Do I take accountability all the time? No.
Am I perfect? Absolutely not.
However, I am trying to be better, to live my life without having to point fingers to the one at fault. I try to look at situations that are challenging me and ask, “What is my role in this?” I can also recognize that many things are out of my control (oooftah, it took me a while to get here). In fact, most everything is out of my control except for how I react to something. I am in charge of me and my emotions. I am in control of how I respond. That gives me freedom to take control of me and take accountability for me, which leads to growth. It’s an ongoing process that will never end, but I am willing to keep making strides to be free from blame.

My story is not unique. So many people have come before me in this journey, and I happen to know and love quite a few of them. When we do this work ourselves, it opens up the door to help others. My hope is that in sharing my story, you have found some healing.

“Your trauma is not your fault, but your healing is your responsibility.”

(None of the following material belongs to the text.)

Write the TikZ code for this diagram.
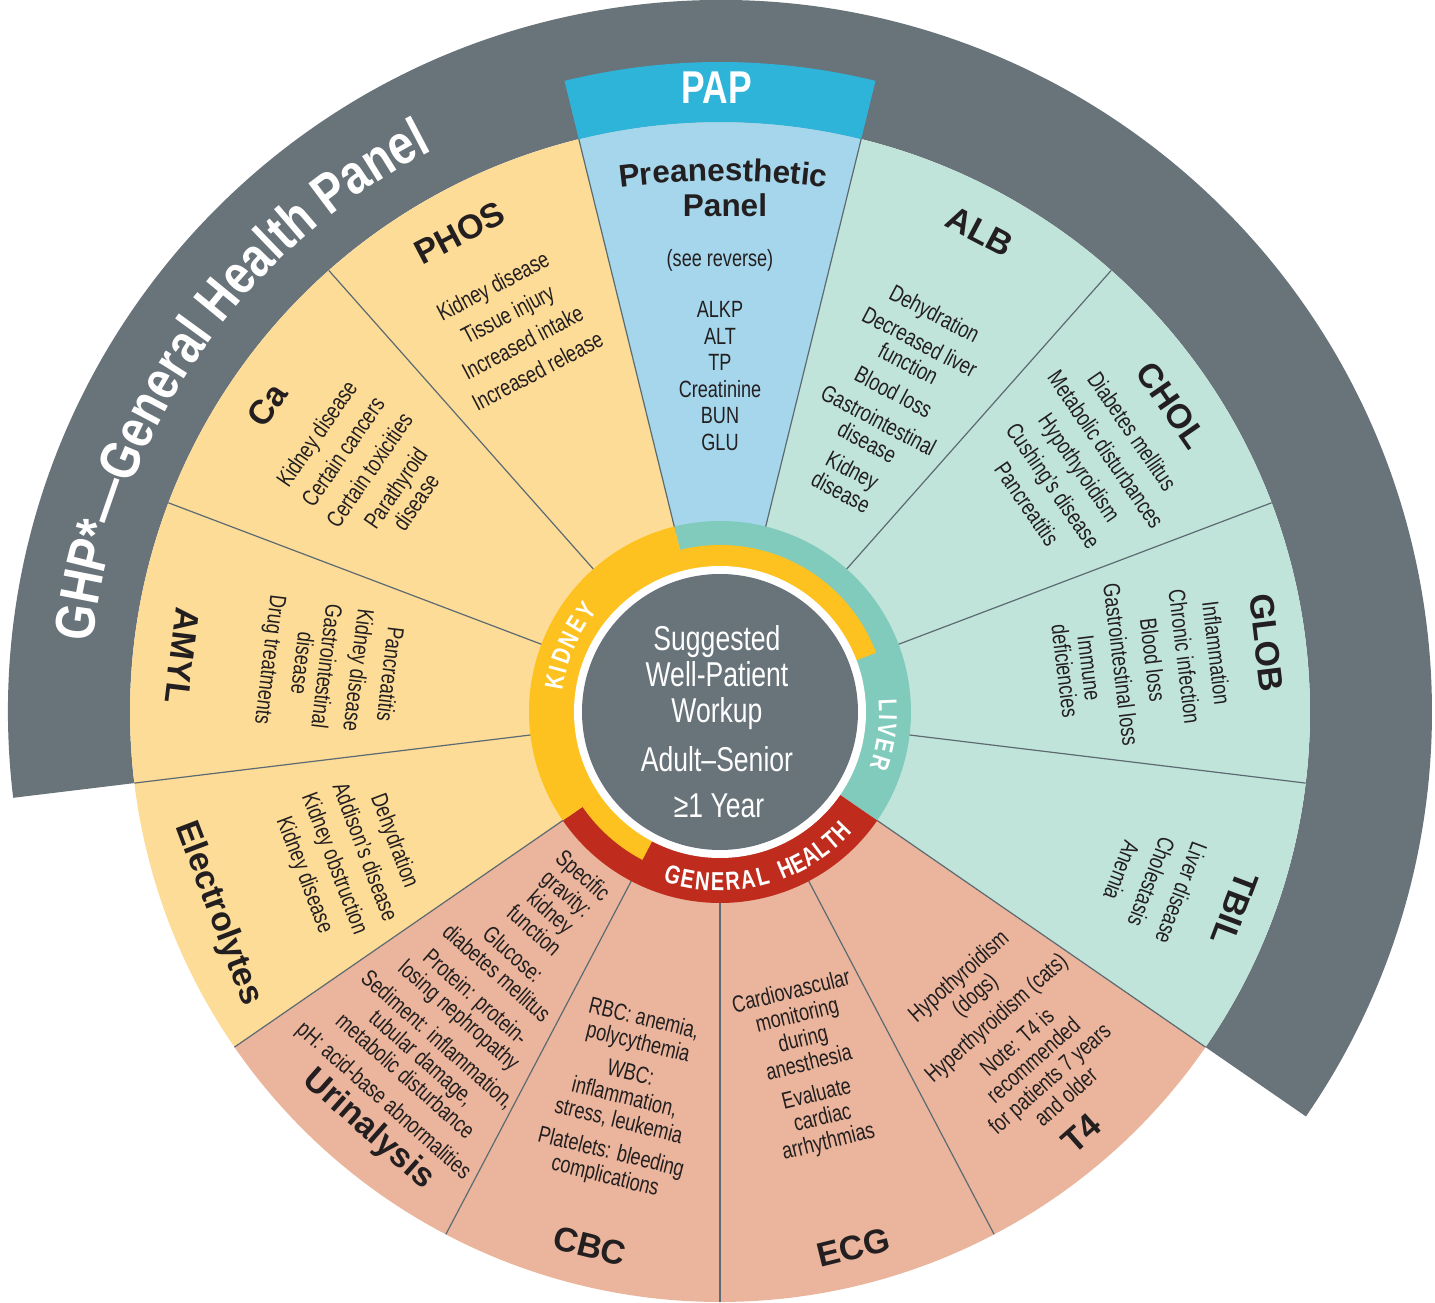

3 thoughts on “Free from Blame”

  1. I LOOOVE Brene Brown too. And her phrase “hustle for worthiness” Egads! It changed my life. I really like and can relate to this post, although I’ve never been to Al-Anon, taking inventory makes sense to me. Yay! for growing.


    1. Thank you for the comment and for reading the blog, Kelley! Brene Brown’s work has totally changed my life, too. It’s amazing what being vulnerable and leaning into the discomfort of life can do for a person. I’m so grateful for her work and for people like you who are diving in deep.

      Liked by 1 person

  2. I am enjoying reading the thoughts you both are expressing here! It makes me feel a bit closer to you and feels like getting to know L a bit better! I have loved watching you grow and grateful it has also helped me grow with you ! I only wish this had sound effects so I could hear your infectious laugh!! Keep writing!!